The weather here in North Central Texas has a short winter and extra long summer, divided by a mild-climate spring and autumn. Rather than grow only desert dwellers, we take advantage of these cooler seasons, when we can enjoy many plants which often bloom during the summers of cooler-climate gardens. Texas native plants and other acclimated heat dwellers rise to fill their spaces in summer. This strategy makes for a yearlong garden that catalogs a wide range of plant materials for gardeners around the world.
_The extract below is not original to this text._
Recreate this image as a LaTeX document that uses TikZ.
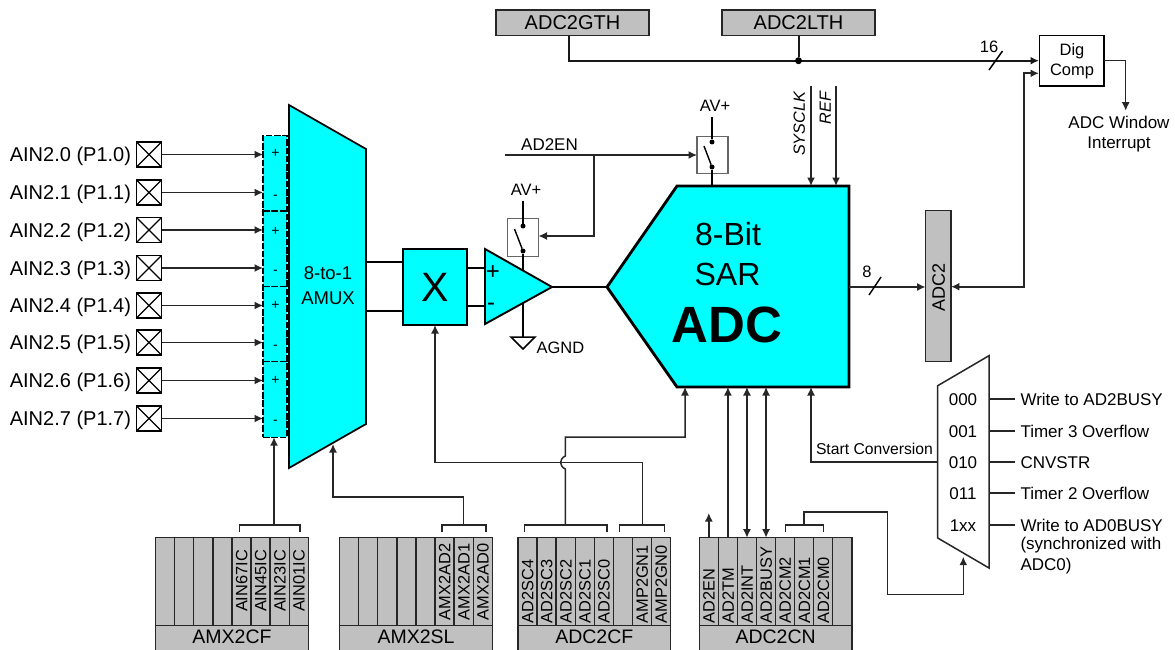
\documentclass[tikz,border=0pt]{standalone}
\usepackage{fontspec}
\setmainfont{Liberation Sans}
\usetikzlibrary{arrows.meta,calc}
\definecolor{cyn}{HTML}{00FFFF}
\definecolor{reg}{HTML}{C0C0C0}
\tikzset{
  lbl/.style={font=\fontsize{#1}{#1}\selectfont,text height=\dimexpr #1pt*716/1000\relax,text depth=0pt,inner sep=0pt,outer sep=0pt},
  wire/.style={line width=1.5pt,draw=black!85},
  arr/.style={wire,-{Latex[length=8.5pt,width=8pt]}},
  darr/.style={wire,{Latex[length=8.5pt,width=8pt]}-{Latex[length=8.5pt,width=8pt]}},
  pinbox/.style={draw,line width=1.3pt,minimum size=25pt,inner sep=0pt,outer sep=0pt,
    path picture={\draw[line width=1.1pt] (path picture bounding box.south west)--(path picture bounding box.north east)
      (path picture bounding box.north west)--(path picture bounding box.south east);}},
  cell/.style={draw=black!85,fill=reg,line width=1.3pt,minimum width=19.07pt,minimum height=88pt,inner sep=0pt,outer sep=0pt},
  hdr/.style={draw=black!85,fill=reg,line width=1.3pt,minimum width=152.5pt,minimum height=26.6pt,inner sep=0pt,outer sep=0pt},
  topreg/.style={draw=black!85,fill=reg,line width=1.6pt,minimum width=153pt,minimum height=25.7pt,inner sep=0pt,outer sep=0pt,font=\fontsize{20}{20}\selectfont},
  swbox/.style={draw=black!60,line width=1.3pt,minimum width=31pt,minimum height=37.5pt,inner sep=0pt,outer sep=0pt},
  dotn/.style={circle,fill=black,minimum size=5pt,inner sep=0pt,outer sep=0pt},
  dsh/.style={dash pattern=on 6.5pt off 1.8pt,line width=1.2pt},
}
\newcommand\regbank[3]{%
  \foreach \i in {0,...,7}{\node[cell] (#1c\i) at ({#2+9.53+19.07*\i},581.7) {};}
  \node[hdr] (#1h) at ({#2+76.3},639) {};
  \node[lbl=19.5] (#1t) at ({#2+76.3},637) {#3};
}
\newcommand\regtext[5]{\node[lbl=16.4,rotate=90,anchor=#3] (#1t#2) at (#1c#2 |- 0,#4) {#5};}
\begin{document}
\begin{tikzpicture}[x=1pt,y=-1pt]
\useasboundingbox (0,0) rectangle (1175,650);
% --- top registers
\node[topreg] (gth) at (572.5,22.8) {ADC2GTH};
\node[topreg] (lth) at (798.5,22.8) {ADC2LTH};
\node[draw,line width=1.6pt,minimum width=64.5pt,minimum height=50.7pt,inner sep=0pt,outer sep=0pt] (dig) at (1071.7,60.7) {};
\node[lbl=16.5] (digt1) at (1072,50) {Dig};
\node[lbl=16.5] (digt2) at (1072,70) {Comp};
\coordinate (cmpin1) at (1039,60.7);
\coordinate (cmpin2) at (1039,73.3);
\coordinate (gthout) at (569,36);
\draw[line width=2pt,draw=black!90,-{Latex[length=8.5pt,width=8pt]}] (gthout) |- (cmpin1);
\node[dotn,minimum size=7pt] (jn) at (lth.south |- cmpin1) {};
\draw[line width=2pt,draw=black!90] (lth.south) -- (jn);
\coordinate (s16a) at (989,70);\coordinate (s16b) at (1002.5,51);
\draw[line width=1.5pt] (s16a) -- (s16b);
\node[lbl=16.5] (n16) at (989,47) {16};
\coordinate (dout) at (1125.7,110.7);
\draw[arr] (dig.east) -| (dout);
\node[lbl=17] (win1) at (1119,122) {ADC Window};
\node[lbl=17] (win2) at (1119,142) {Interrupt};
% --- ADC2 data register
\node[draw=black!85,fill=reg,line width=1.4pt,minimum width=25.3pt,minimum height=151pt,inner sep=0pt,outer sep=0pt] (adc2) at (938.3,286.2) {};
\node[lbl=18,rotate=90] (adc2t) at (938.3,287) {ADC2};
\draw[darr,line width=1.8pt] (adc2.east |- 0,286.7) -| (1024,73.3) -- (cmpin2);
% --- ADC block
\coordinate (adcW) at (607,287);\coordinate (adcTL) at (677,186);\coordinate (adcTR) at (849,186);
\coordinate (adcBR) at (849,387);\coordinate (adcBL) at (677,387);
\draw[fill=cyn,line width=2.8pt,line join=miter] (adcW)--(adcTL)--(adcTR)--(adcBR)--(adcBL)--cycle;
\node[lbl=32] (adct1) at (728,234) {8-Bit};
\node[lbl=32] (adct2) at (727.5,274) {SAR};
\node[lbl=51,font=\fontsize{51}{51}\selectfont\bfseries] (adct3) at (727,324) {ADC};
\coordinate (adcE) at (849,287);
\draw[arr,line width=1.8pt] (adcE) -- (adc2.west |- adcE);
\draw[line width=1.4pt] (869,295) coordinate (s8a) -- (881,277) coordinate (s8b);
\node[lbl=16.5] (n8) at (867,272) {8};
% SYSCLK, REF
\coordinate (clkin) at (811,86);\coordinate (refin) at (836,86);
\draw[arr] (clkin) -- (clkin |- adcTR);
\draw[arr] (refin) -- (refin |- adcTR);
\node[lbl=16.2,rotate=90,anchor=east,font=\fontsize{16.2}{16.2}\selectfont\itshape] (clkt) at (799,92) {SYSCLK};
\node[lbl=16.2,rotate=90,anchor=east,font=\fontsize{16.2}{16.2}\selectfont\itshape] (reft) at (825,92) {REF};
% --- top switch
\node[swbox] (sw1) at (712.5,155) {};
\node[dotn] (sw1a) at (712,142) {};
\node[dotn] (sw1b) at (712,167) {};
\node[lbl=16.5] (av1) at (715,106) {AV+};
\coordinate (av1p) at (712,117);
\draw[line width=1.7pt] (av1p) -- (sw1a);
\draw[line width=1.4pt] (704,146) coordinate (sw1arm) -- (sw1b);
\draw[line width=1.7pt] (sw1b) -- (sw1b |- adcTL);
% AD2EN
\coordinate (enin) at (505,155);
\coordinate (enbr) at (594,155);
\node[lbl=17] (ent) at (549.5,144) {AD2EN};
\draw[arr] (enin) -- (sw1.west |- enin);
% --- lower switch
\node[swbox] (sw2) at (523,237.5) {};
\node[dotn] (sw2a) at (523,226) {};
\node[dotn] (sw2b) at (523,251) {};
\node[lbl=16.5] (av2) at (526,190) {AV+};
\coordinate (av2p) at (523,201);
\draw[line width=1.7pt] (av2p) -- (sw2a);
\draw[line width=1.4pt] (514.5,229) coordinate (sw2arm) -- (sw2b);
\coordinate (amppwr) at (523,272);
\draw[line width=1.7pt] (sw2b) -- (amppwr);
\draw[arr] (enbr) |- (sw2.east |- 0,236);
% ground
\coordinate (ampgnd) at (523,300);
\coordinate (gndc) at (523,337);
\draw[line width=1.7pt] (ampgnd) -- (gndc);
\draw[line width=1.5pt,line join=miter] (511,337) coordinate (g1) -- (535,337) coordinate (g2) -- (523,349) coordinate (g3) -- cycle;
\node[lbl=16.5,anchor=west] (agnd) at (536.5,348) {AGND};
% --- amp
\coordinate (ampT) at (485,249);\coordinate (ampB) at (485,324);\coordinate (ampE) at (552,287);
\draw[line width=1.5pt] (ampE) -- (adcW);
\draw[fill=cyn,line width=1.9pt,line join=miter] (ampT)--(ampE)--(ampB)--cycle;
\node[lbl=24] (pl) at (493,271) {+};
\node[lbl=24] (mi) at (491,302) {-};
% --- X block
\node[draw,fill=cyn,line width=1.9pt,minimum width=64pt,minimum height=76pt,inner sep=0pt,outer sep=0pt] (xb) at (435,287) {};
\node[lbl=41] (xt) at (435,287) {X};
\draw[line width=1.5pt] (xb.east |- 0,268) -- (ampT |- 0,268);
\draw[line width=1.5pt] (xb.east |- 0,306) -- (ampT |- 0,306);
% --- AMUX
\coordinate (muxTL) at (289,105);\coordinate (muxBL) at (289,468);\coordinate (muxTR) at (366,149);\coordinate (muxBR) at (366,424);
\draw[line width=1.5pt] (muxTR |- 0,262) -- (xb.west |- 0,262);
\draw[line width=1.5pt] (muxTR |- 0,311) -- (xb.west |- 0,311);
\draw[fill=cyn,line width=1.7pt,line join=miter] (muxTL)--(muxTR)--(muxBR)--(muxBL)--cycle;
\node[lbl=18.5] (muxt1) at (328,273) {8-to-1};
\node[lbl=18.5] (muxt2) at (328,298) {AMUX};
% --- dashed selector
\node[draw,dsh,fill=cyn,minimum width=24pt,minimum height=301.5pt,inner sep=0pt,outer sep=0pt] (dash) at (275,286.4) {};
\foreach \k/\y in {1/211,2/286.7,3/361.7}{
  \draw[dsh] (dash.west |- 0,\y) -- (dash.east |- 0,\y);
}
\foreach \i/\y/\s in {0/152/+,1/194/-,2/230/+,3/269/-,4/304/+,5/344/-,6/379/+,7/419/-}{
  \node[lbl=14] (sg\i) at (275.5,\y) {\s};
}
% --- pins
\foreach \i/\y in {0/154.5,1/192.5,2/230,3/268,4/305.5,5/342.5,6/380.5,7/418.5}{
  \node[lbl=20,anchor=east] (ain\i) at (131,\y) {AIN2.\i\ (P1.\i)};
  \node[pinbox] (pin\i) at (149,\y) {};
  \draw[arr] (pin\i.east) -- (dash.west |- pin\i);
}
% --- register banks
\regbank{cf}{155.7}{AMX2CF}
\regtext{cf}{4}{center}{581}{AIN67IC}
\regtext{cf}{5}{center}{581}{AIN45IC}
\regtext{cf}{6}{center}{581}{AIN23IC}
\regtext{cf}{7}{center}{581}{AIN01IC}
\regbank{sl}{339.7}{AMX2SL}
\regtext{sl}{5}{center}{582}{AMX2AD2}
\regtext{sl}{6}{center}{582}{AMX2AD1}
\regtext{sl}{7}{center}{582}{AMX2AD0}
\regbank{ac}{518}{ADC2CF}
\regtext{ac}{0}{west}{623.5}{AD2SC4}
\regtext{ac}{1}{west}{623.5}{AD2SC3}
\regtext{ac}{2}{west}{623.5}{AD2SC2}
\regtext{ac}{3}{west}{623.5}{AD2SC1}
\regtext{ac}{4}{west}{623.5}{AD2SC0}
\regtext{ac}{6}{west}{623.5}{AMP2GN1}
\regtext{ac}{7}{west}{623.5}{AMP2GN0}
\regbank{cn}{699.3}{ADC2CN}
\regtext{cn}{0}{west}{623.5}{AD2EN}
\regtext{cn}{1}{west}{623.5}{AD2TM}
\regtext{cn}{2}{west}{623.5}{AD2INT}
\regtext{cn}{3}{west}{623.5}{AD2BUSY}
\regtext{cn}{4}{west}{623.5}{AD2CM2}
\regtext{cn}{5}{west}{623.5}{AD2CM1}
\regtext{cn}{6}{west}{623.5}{AD2CM0}
% --- brackets
\draw[wire] (239.7,532)--(239.7,525) coordinate (b1a)--(300,525) coordinate (b1b)--(300,532);
\coordinate (b1s) at (274,525);
\draw[arr] (b1s) -- (dash.south -| b1s);
\draw[wire] (442,532)--(442,525)--(486,525)--(486,532);
\coordinate (b2s) at (463.7,525);\coordinate (b2t) at (333,444);
\draw[arr] (b2s) -- (463.7,497) -| (b2t);
\draw[wire] (524.7,532)--(524.7,525)--(607,525)--(607,532);
\coordinate (b3s) at (565.3,525);\coordinate (adcin) at (685,387);
\draw[arr] (b3s) -- (565.3,469) .. controls (559,466) and (559,459) .. (565.3,456) -- (565.3,437) coordinate (b3c) -| (adcin);
\draw[wire] (619.7,532)--(619.7,525)--(664.7,525)--(664.7,532);
\coordinate (b4s) at (642.3,525);
\draw[arr] (b4s) -- (642.3,462.7) -| (xb.south);
\draw[wire] (785.3,532)--(785.3,525)--(823.7,525)--(823.7,532);
\coordinate (b5s) at (804,525);\coordinate (msel) at (963.3,556.7);
\draw[arr] (b5s) -- (804,512) -- (887.3,512) -- (887.3,594.3) -| (msel);
% --- control bits
\coordinate (enout) at (709,513);
\draw[arr] (cnc0.north) -- (cnc0.north |- enout);
\draw[arr] (cnc1.north) -- (cnc1.north |- adcBL);
\draw[darr] (cnc2.north) -- (cnc2.north |- adcBL);
\draw[darr] (cnc3.north) -- (cnc3.north |- adcBL);
% --- start-of-conversion mux
\coordinate (mTL) at (937.7,385.7);\coordinate (mTR) at (989,355.7);\coordinate (mBR) at (989,568);\coordinate (mBL) at (937.7,538);
\draw[line width=1.5pt,line join=miter,draw=black!85] (mTL)--(mTR)--(mBR)--(mBL)--cycle;
\coordinate (mout) at (937.7,462);\coordinate (scin) at (811,387);
\draw[arr] (mout) -| (scin);
\node[lbl=15.7,anchor=west] (sct) at (816,449) {Start Conversion};
\foreach \k/\y/\c/\t in {0/399/000/Write to AD2BUSY,1/431/001/Timer 3 Overflow,2/462/010/CNVSTR,3/493/011/Timer 2 Overflow,4/525/1xx/Write to AD0BUSY}{
  \node[lbl=17] (mc\k) at (963,\y) {\c};
  \node[lbl=17,anchor=west] (mi\k) at (1020.5,\y) {\t};
  \draw[wire] (mTR |- mi\k) -- (1015,\y);
}
\node[lbl=17,anchor=west] (mi5) at (1020.5,543.5) {(synchronized with};
\node[lbl=17,anchor=west] (mi6) at (1020.5,564) {ADC0)};
\end{tikzpicture}
\end{document}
Non-Texan residents can translate our bloom dates by using the rough rule of green thumb: plants flower about 4-6 weeks earlier here than in areas with shorter summers.

This site has evolved from an ornamental family garden on the ½ acre lot of our Ft. Worth home of 20 + years. Our 40-year old house was built on prairie land, made into a residential subdivision. When we moved in, the lot was still only parched tan grass lacking even the traditional foundation hedges of suburbia. After building a pool, we began spending more time outside our little house on the prairie, where I could stand it no more and began ripping out the turf. What I replaced it with came from my childhood memories, as personal gardens usually do. Having grown up in both England and Texas has produced a garden anomaly, that for us brings much of the best of both worlds to our outdoor home, here in Ft. Worth, Texas.